WNS Symposia & Workshops

WNS Workshop 2016

The 2016 White-Nose Syndrome Workshop was hosted by the U.S. Fish and Wildlife Service and Colorado Parks and Wildlife, and made possible with contributions from Arizona Game and Fish Department, Bat Conservation International, the Colorado Chapter of the Wildlife Society, the National Parks Service, the U.S. Forest Service, the U.S. Geological Survey, and Wildlife Management Institute, . The meeting was held June 6-10, 2016, in Denver, Colorado. The goal of the workshop is to advance WNS research and management through communication, facilitated discussion and collaboration among the participants.

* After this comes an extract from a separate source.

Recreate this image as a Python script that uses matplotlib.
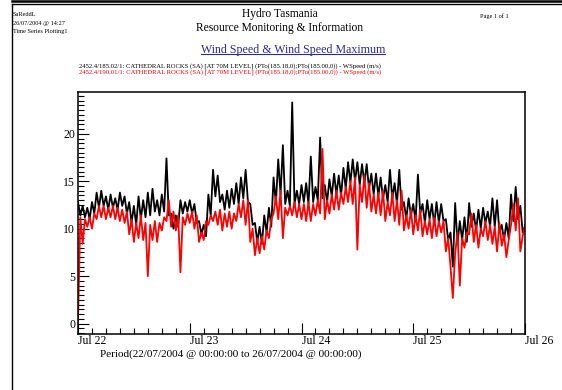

WNS Disease Management Workshop 2015

The Michigan Department of Natural Resources and Grand Valley State University, in collaboration with the U.S. Fish and Wildlife Service hosted the WNS Treatments and Management Strategies Workshop July 28-30, 2015, in Grand Rapids, Michigan. The goal of this workshop was to to discuss the current state of research and development of disease management tools for WNS, and to develop guidance and frameworks for facilitating further development and eventual implementation of these strategies. This workshop was held in 2015 in place of the larger annual White-Nose Syndrome Workshop in order to return the annual Workshop back to a spring schedule.


WNS Workshop 2014

The U.S. Fish and Wildlife Service, Missouri Department of Conservation, Missouri State Parks and the National Park Service hosted the 7th annual White-Nose Syndrome Workshop September 8-12, 2014 in St. Louis, Missouri. The goal of the annual workshop is to advance WNS research and management through communication, facilitated discussion and collaboration among the participants.


WNS Workshop 2013

The U.S. Fish and Wildlife Service, Idaho Department of Fish and Game, Arizona Game and Fish, and Bat Conservation International hosted the 6th annual White-Nose Syndrome Workshop September 3-6, 2013 in Boise, Idaho. The goal of the annual workshop is to advance WNS research and management through communication, facilitated discussion and collaboration among the participants.


WNS Symposium 2012

The U.S. Fish and Wildlife Service, U.S. Geological Survey, U.S. Forest Service, Arizona Game and Fish, Arkansas Game and Fish Commission, and Bat Conservation International hosted the annual White-nose Syndrome Symposium June 4-7, 2012 in Madison, Wisconsin. The goal of the symposium was to advance WNS research and management through communication, facilitated discussion and collaboration among the participants.


WNS Symposium 2011

The U.S. Fish and Wildlife Service, Arkansas Game and Fish Commission and Bat Conservation International hosted the annual White-nose Syndrome Symposium May 17-19, 2011 in Little Rock, Arkansas. The goal of the symposium was to advance WNS research and management through communication, facilitated discussion and collaboration among the participants.


WNS Symposium 2010

The U.S. Fish and Wildlife Service, Pennsylvania Game Commission and Bat Conservation International hosted the annual White-nose Syndrome (WNS) Symposium May 25-27, 2010, in Pittsburgh, PA. The overall goal of the symposium was to advance WNS research and management through facilitated discussion and collaboration among the participants. Thirty-five presentations were given to provide updates on the latest WNS research, which included presentations on Geomyces destructans in Europe and the European Action Plan for WNS. Additional interactive sessions were held to identify knowledge gaps and to identify action items to develop strategies to implement a soon-to-be-released national management plan for WNS. Approximately 125 people attended the event representing 66 international partners from the U.S. Department of the Interior, U.S. Department of Defense, state natural resource agencies, universities, non-governmental organizations, and Canadian and European organizations. Approximately 100 other people participated via webinar.


WNS Symposium 2009

More than 70 people working on WNS issues met in Pittsburgh in mid-August 2009. Representatives of federal, state and nongovernment organizations together explored options on surveillance, chemical and biological control, rehabilitation, captive propagation, and bat genetics.